Une cabine aménagée avec une barque de pêcheur pour faire cuire à la braise les « espetos » de sardines, le plat traditionnel de Malaga, le 29 juin 2023.
Un bateau de pêcheur sert à cuire les « espetos » de sardines à Malaga, le 30 juin 2023.

Selon le portail immobilier Fotocasa, les loyers ont bondi de 31 % entre janvier 2022 et janvier 2023 dans la cité méditerranéenne – la plus forte hausse d’Espagne – et dépassent 15 euros au mètre carré en moyenne pour des appartements modestes (17 euros au Palo, 19 euros dans le centre). Certes, le salaire moyen a augmenté de 14 % depuis 2017, mais, à 18 100 euros par an, il reste inférieur de 3 000 euros à la moyenne espagnole. Bien trop bas, de toute façon, pour une ville de plus en plus prisée, où l’offre de logements ne cesse de se réduire : le nombre de biens à louer a chuté de 27 % en 2022.

« On va finir par ressembler à Torremolinos »

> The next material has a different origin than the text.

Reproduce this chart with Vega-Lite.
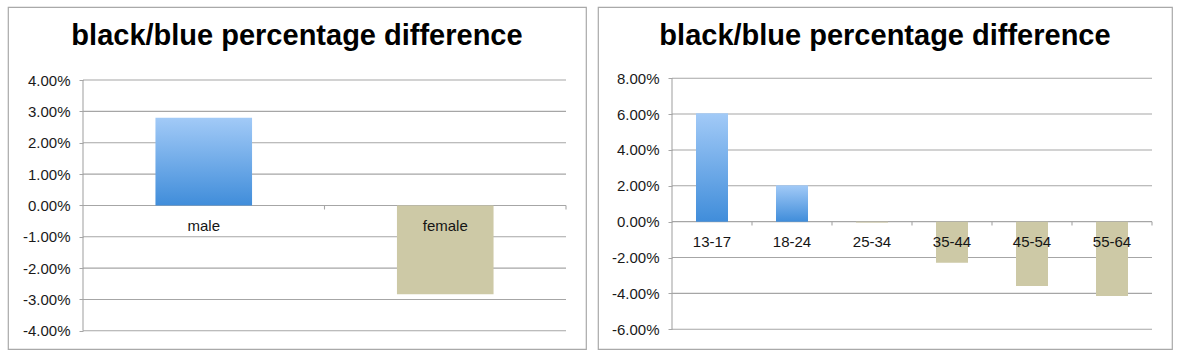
{
  "$schema": "https://vega.github.io/schema/vega-lite/v6.json",
  "padding": {"left": 7, "top": 6, "right": 0, "bottom": 0},
  "spacing": 10,
  "background": "white",
  "config": {
    "font": "Liberation Sans",
    "view": {"stroke": "#a9a9a9", "strokeWidth": 1.2},
    "locale": {"number": {"decimal": ".", "thousands": ",", "grouping": [3], "currency": ["$", ""], "minus": "-"}},
    "axis": {"grid": false, "title": null, "domain": false, "labelFont": "Liberation Sans"},
    "title": {"frame": "group", "offset": -44, "baseline": "alphabetic", "fontSize": 29, "fontWeight": "bold", "color": "#000000", "anchor": "middle", "font": "Liberation Sans"}
  },
  "datasets": {
    "gender": [
      {"gender": "male", "value": 0.028},
      {"gender": "female", "value": -0.0283}
    ],
    "age": [
      {"age": "13-17", "value": 0.0605},
      {"age": "18-24", "value": 0.0203},
      {"age": "25-34", "value": -0.0005},
      {"age": "35-44", "value": -0.0229},
      {"age": "45-54", "value": -0.0359},
      {"age": "55-64", "value": -0.0415}
    ],
    "gridL": [{"tick": -0.04}, {"tick": -0.03}, {"tick": -0.02}, {"tick": -0.01}, {"tick": 0}, {"tick": 0.01}, {"tick": 0.02}, {"tick": 0.03}, {"tick": 0.04}],
    "gridR": [{"tick": -0.06}, {"tick": -0.04}, {"tick": -0.02}, {"tick": 0}, {"tick": 0.02}, {"tick": 0.04}, {"tick": 0.06}, {"tick": 0.08}]
  },
  "hconcat": [
    {
      "width": 578,
      "height": 342,
      "title": {"text": "black/blue percentage difference"},
      "resolve": {"scale": {"x": "independent"}},
      "layer": [
        {
          "data": {"name": "gridL"},
          "mark": {"type": "rule", "color": "#a6a6a6", "strokeWidth": 1.1},
          "encoding": {
            "y": {"field": "tick", "type": "quantitative",
              "scale": {"domain": [-0.0458, 0.0633], "nice": false, "zero": false},
              "axis": {"values": [-0.04, -0.03, -0.02, -0.01, 0, 0.01, 0.02, 0.03, 0.04], "format": ".2%", "offset": -75, "tickSize": 4, "tickColor": "#a6a6a6", "labelFontSize": 15, "labelColor": "#1a1a1a", "labelPadding": 9}},
            "x": {"datum": 0, "type": "quantitative", "scale": {"domain": [0, 1], "range": [75, 558]}, "axis": null},
            "x2": {"datum": 1}
          }
        },
        {
          "data": {"values": [{}]},
          "mark": {"type": "rule", "color": "#a6a6a6", "strokeWidth": 1.1},
          "encoding": {
            "x": {"datum": 0, "type": "quantitative", "scale": {"domain": [0, 1], "range": [75, 558]}, "axis": null},
            "y": {"datum": 0.04, "type": "quantitative"},
            "y2": {"datum": -0.04}
          }
        },
        {
          "data": {"name": "gender"},
          "mark": {"type": "rule", "color": "#a6a6a6", "strokeWidth": 1.1},
          "encoding": {
            "x": {"field": "gender", "type": "nominal", "bandPosition": 1.75, "scale": {"domain": ["male", "female"], "range": [75, 558], "paddingInner": 0.6, "paddingOuter": 0.3}, "axis": null},
            "y": {"datum": 0, "type": "quantitative"},
            "y2": {"datum": -0.0013}
          }
        },
        {
          "data": {"name": "gender"},
          "mark": {"type": "bar"},
          "encoding": {
            "x": {"field": "gender", "type": "nominal", "scale": {"domain": ["male", "female"], "range": [75, 558], "paddingInner": 0.6, "paddingOuter": 0.3}, "axis": null},
            "y": {"field": "value", "type": "quantitative"},
            "color": {
              "condition": {"test": "datum.value > 0", "value": {"gradient": "linear", "x1": 0, "y1": 0, "x2": 0, "y2": 1, "stops": [{"offset": 0, "color": "#a2caf7"}, {"offset": 1, "color": "#408dda"}]}},
              "value": "#cdc9a6"
            }
          }
        },
        {
          "data": {"name": "gender"},
          "mark": {"type": "text", "dy": 25.5, "baseline": "alphabetic", "fontSize": 15, "color": "#151515", "font": "Liberation Sans"},
          "encoding": {
            "x": {"field": "gender", "type": "nominal", "scale": {"domain": ["male", "female"], "range": [75, 558], "paddingInner": 0.6, "paddingOuter": 0.3}, "axis": null},
            "y": {"datum": 0, "type": "quantitative"},
            "text": {"field": "gender"}
          }
        }
      ]
    },
    {
      "width": 574,
      "height": 342,
      "title": {"text": "black/blue percentage difference"},
      "resolve": {"scale": {"x": "independent"}},
      "layer": [
        {
          "data": {"name": "gridR"},
          "mark": {"type": "rule", "color": "#a6a6a6", "strokeWidth": 1.1},
          "encoding": {
            "y": {"field": "tick", "type": "quantitative",
              "scale": {"domain": [-0.0710, 0.1197], "nice": false, "zero": false},
              "axis": {"values": [-0.06, -0.04, -0.02, 0, 0.02, 0.04, 0.06, 0.08], "format": ".2%", "offset": -74, "tickSize": 4, "tickColor": "#a6a6a6", "labelFontSize": 15, "labelColor": "#1a1a1a", "labelPadding": 9}},
            "x": {"datum": 0, "type": "quantitative", "scale": {"domain": [0, 1], "range": [74, 554]}, "axis": null},
            "x2": {"datum": 1}
          }
        },
        {
          "data": {"values": [{}]},
          "mark": {"type": "rule", "color": "#a6a6a6", "strokeWidth": 1.1},
          "encoding": {
            "x": {"datum": 0, "type": "quantitative", "scale": {"domain": [0, 1], "range": [74, 554]}, "axis": null},
            "y": {"datum": 0.08, "type": "quantitative"},
            "y2": {"datum": -0.06}
          }
        },
        {
          "data": {"name": "age"},
          "mark": {"type": "rule", "color": "#a6a6a6", "strokeWidth": 1.1},
          "encoding": {
            "x": {"field": "age", "type": "nominal", "bandPosition": 1.75, "scale": {"domain": ["13-17", "18-24", "25-34", "35-44", "45-54", "55-64"], "range": [74, 554], "paddingInner": 0.6, "paddingOuter": 0.3}, "axis": null},
            "y": {"datum": 0, "type": "quantitative"},
            "y2": {"datum": -0.0022}
          }
        },
        {
          "data": {"name": "age"},
          "mark": {"type": "bar"},
          "encoding": {
            "x": {"field": "age", "type": "nominal", "scale": {"domain": ["13-17", "18-24", "25-34", "35-44", "45-54", "55-64"], "range": [74, 554], "paddingInner": 0.6, "paddingOuter": 0.3}, "axis": null},
            "y": {"field": "value", "type": "quantitative"},
            "color": {
              "condition": {"test": "datum.value > 0", "value": {"gradient": "linear", "x1": 0, "y1": 0, "x2": 0, "y2": 1, "stops": [{"offset": 0, "color": "#a2caf7"}, {"offset": 1, "color": "#408dda"}]}},
              "value": "#cdc9a6"
            }
          }
        },
        {
          "data": {"name": "age"},
          "mark": {"type": "text", "dy": 25.5, "baseline": "alphabetic", "fontSize": 15, "color": "#151515", "font": "Liberation Sans"},
          "encoding": {
            "x": {"field": "age", "type": "nominal", "scale": {"domain": ["13-17", "18-24", "25-34", "35-44", "45-54", "55-64"], "range": [74, 554], "paddingInner": 0.6, "paddingOuter": 0.3}, "axis": null},
            "y": {"datum": 0, "type": "quantitative"},
            "text": {"field": "age"}
          }
        }
      ]
    }
  ]
}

« Malaga est à la mode », résument les habitants, comme si cela suffisait à expliquer les transformations, les succès, mais aussi les maux dont souffre la ville. Comme s’ils espéraient aussi que, comme toute mode, celle-ci soit passagère.

« Les gens se sont rendu compte que nous vivons dans le meilleur endroit du monde, estime Paco Leal, fils de pêcheur et ancien fleuriste de 77 ans, devant les photos en noir et blanc accrochées aux murs de l’association de quartier, témoignant d’un passé révolu. Quand je suis né ici, il n’y avait que des maisons en bois. Nous n’avions même pas d’eau courante. Alors les sardines grillées, c’était pour ne pas mourir de faim… A présent, tout est trop cher. »

« De nombreux étrangers sont venus s’installer au Palo. Beaucoup s’impliquent dans le quartier, mais d’autres investissent dans des logements touristiques. Cet argent, le quartier n’en profite pas, les commerces ferment au profit de bars bruyants. On va finir par ressembler à Torremolinos », regrette Mercedes Pirez, présidente de l’association de riverains d’El Palo, en référence à la station balnéaire massifiée de la Costa del Sol.